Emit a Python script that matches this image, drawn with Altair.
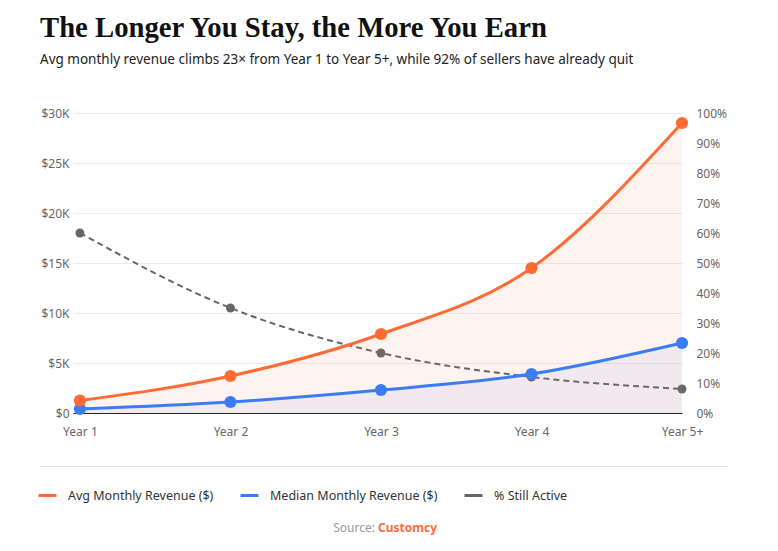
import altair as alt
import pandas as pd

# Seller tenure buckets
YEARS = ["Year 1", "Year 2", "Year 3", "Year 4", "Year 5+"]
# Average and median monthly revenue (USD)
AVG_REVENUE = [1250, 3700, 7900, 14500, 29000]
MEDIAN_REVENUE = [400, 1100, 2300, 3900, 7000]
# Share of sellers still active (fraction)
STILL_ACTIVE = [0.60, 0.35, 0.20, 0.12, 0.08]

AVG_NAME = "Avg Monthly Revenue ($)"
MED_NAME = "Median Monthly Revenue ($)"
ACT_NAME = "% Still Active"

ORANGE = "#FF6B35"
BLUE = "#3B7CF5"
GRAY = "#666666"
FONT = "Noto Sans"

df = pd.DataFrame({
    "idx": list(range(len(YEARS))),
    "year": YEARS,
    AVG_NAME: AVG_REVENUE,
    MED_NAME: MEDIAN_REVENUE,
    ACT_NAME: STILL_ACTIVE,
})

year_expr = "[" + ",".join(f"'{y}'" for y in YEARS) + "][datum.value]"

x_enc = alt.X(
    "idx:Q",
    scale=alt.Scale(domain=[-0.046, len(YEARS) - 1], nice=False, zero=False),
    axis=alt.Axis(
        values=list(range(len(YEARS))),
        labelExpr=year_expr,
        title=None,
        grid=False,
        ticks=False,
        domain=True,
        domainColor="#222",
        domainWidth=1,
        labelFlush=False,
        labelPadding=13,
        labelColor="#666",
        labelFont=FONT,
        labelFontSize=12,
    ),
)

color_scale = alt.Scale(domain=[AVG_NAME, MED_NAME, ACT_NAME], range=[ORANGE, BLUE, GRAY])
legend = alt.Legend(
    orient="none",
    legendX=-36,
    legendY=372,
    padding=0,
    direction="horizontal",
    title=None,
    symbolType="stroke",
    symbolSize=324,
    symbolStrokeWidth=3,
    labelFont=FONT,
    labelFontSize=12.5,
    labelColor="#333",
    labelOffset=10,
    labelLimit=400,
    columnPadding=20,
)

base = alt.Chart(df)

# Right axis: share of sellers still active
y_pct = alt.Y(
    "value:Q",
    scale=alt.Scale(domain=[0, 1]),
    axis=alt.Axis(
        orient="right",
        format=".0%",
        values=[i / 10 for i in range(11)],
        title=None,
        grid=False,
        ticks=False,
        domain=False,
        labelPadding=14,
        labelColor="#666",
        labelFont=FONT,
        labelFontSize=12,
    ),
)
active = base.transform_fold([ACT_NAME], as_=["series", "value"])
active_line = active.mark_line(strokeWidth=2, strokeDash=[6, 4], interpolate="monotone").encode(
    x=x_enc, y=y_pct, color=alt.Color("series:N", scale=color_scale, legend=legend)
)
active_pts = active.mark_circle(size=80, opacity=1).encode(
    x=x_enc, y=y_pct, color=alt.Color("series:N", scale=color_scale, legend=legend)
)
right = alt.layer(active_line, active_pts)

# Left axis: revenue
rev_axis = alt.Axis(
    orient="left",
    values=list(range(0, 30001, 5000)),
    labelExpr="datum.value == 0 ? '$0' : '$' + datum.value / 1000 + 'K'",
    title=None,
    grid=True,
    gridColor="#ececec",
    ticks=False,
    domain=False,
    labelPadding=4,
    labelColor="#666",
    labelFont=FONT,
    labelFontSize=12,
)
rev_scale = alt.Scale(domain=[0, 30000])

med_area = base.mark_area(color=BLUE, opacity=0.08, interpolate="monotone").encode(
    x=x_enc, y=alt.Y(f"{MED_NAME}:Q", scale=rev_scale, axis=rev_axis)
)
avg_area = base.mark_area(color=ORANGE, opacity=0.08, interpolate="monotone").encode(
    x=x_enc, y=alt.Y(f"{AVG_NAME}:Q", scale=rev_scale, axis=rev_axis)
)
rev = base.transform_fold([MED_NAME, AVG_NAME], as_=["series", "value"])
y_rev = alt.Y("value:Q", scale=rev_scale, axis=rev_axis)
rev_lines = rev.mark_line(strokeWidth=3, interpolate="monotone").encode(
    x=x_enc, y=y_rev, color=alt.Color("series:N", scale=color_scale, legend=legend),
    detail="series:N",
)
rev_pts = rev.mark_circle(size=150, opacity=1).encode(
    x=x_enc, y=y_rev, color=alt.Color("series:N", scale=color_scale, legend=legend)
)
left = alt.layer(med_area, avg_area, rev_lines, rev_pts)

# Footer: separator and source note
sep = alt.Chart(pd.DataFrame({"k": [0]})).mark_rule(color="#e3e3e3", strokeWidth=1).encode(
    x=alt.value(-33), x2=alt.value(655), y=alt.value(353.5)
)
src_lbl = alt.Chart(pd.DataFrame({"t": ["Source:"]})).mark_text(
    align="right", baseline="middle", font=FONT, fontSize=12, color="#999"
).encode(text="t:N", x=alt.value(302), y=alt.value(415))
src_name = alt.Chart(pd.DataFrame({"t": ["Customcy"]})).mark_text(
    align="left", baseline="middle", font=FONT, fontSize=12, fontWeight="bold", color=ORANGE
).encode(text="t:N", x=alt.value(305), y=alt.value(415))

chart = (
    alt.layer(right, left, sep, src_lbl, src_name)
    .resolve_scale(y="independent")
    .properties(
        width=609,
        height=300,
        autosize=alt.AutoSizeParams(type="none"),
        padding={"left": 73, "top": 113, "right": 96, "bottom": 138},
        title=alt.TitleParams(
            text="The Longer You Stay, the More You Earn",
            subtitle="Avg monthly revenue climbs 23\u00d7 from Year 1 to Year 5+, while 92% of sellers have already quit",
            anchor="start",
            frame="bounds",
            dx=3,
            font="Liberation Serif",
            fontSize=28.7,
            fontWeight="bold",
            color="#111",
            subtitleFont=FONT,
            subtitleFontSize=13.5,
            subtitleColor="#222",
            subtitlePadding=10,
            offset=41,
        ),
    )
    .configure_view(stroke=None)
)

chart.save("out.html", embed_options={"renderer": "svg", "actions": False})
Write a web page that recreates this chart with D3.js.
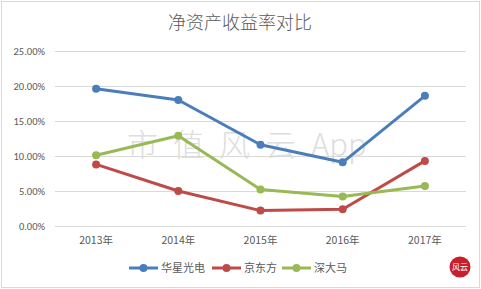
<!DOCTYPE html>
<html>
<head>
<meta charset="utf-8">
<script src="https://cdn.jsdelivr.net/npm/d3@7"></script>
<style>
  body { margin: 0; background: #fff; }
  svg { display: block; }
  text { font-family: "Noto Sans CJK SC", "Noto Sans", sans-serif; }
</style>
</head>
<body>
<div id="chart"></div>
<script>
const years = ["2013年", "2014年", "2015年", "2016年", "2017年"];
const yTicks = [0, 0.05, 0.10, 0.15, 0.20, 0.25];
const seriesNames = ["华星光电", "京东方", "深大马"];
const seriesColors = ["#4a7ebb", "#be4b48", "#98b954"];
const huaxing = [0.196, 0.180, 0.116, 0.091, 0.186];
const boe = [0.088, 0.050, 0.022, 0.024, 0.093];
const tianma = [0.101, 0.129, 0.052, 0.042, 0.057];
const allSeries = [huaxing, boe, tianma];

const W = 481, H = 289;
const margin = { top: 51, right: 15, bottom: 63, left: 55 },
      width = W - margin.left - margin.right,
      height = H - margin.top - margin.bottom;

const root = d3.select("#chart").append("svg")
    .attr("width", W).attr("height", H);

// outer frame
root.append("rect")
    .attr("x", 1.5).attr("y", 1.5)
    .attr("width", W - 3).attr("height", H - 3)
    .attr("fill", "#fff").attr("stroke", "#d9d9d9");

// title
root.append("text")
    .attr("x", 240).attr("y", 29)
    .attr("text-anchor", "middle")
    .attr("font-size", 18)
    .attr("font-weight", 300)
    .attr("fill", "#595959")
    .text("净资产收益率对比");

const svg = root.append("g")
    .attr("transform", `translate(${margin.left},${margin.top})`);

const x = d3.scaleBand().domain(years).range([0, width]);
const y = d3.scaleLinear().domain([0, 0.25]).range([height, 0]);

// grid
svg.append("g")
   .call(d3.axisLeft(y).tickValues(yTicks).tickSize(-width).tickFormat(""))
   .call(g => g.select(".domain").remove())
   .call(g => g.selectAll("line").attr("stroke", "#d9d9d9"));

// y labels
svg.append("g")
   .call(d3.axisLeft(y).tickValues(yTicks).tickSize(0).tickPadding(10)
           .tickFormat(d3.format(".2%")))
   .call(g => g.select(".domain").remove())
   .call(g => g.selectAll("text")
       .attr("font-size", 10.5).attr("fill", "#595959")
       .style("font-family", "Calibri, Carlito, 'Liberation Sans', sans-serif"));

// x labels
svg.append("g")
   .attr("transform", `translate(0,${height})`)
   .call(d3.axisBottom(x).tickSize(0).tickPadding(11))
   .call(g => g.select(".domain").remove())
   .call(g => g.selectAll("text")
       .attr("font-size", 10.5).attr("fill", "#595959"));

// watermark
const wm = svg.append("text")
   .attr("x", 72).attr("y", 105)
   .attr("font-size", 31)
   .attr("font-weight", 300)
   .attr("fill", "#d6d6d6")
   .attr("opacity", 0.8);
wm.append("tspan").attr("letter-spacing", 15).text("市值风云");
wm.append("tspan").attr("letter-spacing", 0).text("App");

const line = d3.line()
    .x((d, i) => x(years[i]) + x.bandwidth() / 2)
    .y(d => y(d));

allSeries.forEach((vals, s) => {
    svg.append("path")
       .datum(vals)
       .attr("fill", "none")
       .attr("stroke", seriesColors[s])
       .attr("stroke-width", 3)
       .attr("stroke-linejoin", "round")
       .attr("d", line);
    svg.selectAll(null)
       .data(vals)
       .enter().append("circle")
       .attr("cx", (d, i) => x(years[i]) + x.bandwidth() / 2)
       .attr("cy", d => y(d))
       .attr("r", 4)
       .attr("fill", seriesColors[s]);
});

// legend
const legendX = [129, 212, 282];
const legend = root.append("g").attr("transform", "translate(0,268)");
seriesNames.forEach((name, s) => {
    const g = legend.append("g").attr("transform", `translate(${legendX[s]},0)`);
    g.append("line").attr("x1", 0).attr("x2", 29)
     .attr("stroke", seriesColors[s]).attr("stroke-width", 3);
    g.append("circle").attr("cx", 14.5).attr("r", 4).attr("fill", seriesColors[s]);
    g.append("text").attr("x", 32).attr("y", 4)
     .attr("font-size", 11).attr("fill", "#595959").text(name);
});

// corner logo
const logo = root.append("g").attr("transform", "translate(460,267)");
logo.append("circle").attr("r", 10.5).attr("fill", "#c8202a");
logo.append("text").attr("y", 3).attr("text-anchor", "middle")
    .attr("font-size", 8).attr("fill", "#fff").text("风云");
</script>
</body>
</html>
• • • • •
WORK TO BE COMPLETED: Stop after the line containing "import pandas as pd": copy the records exactly from the first line up to there, leaving pictures out.

CORRECT OUTPUT:
Emit a Python script that matches this image, drawn with Altair.
import altair as alt
import pandas as pd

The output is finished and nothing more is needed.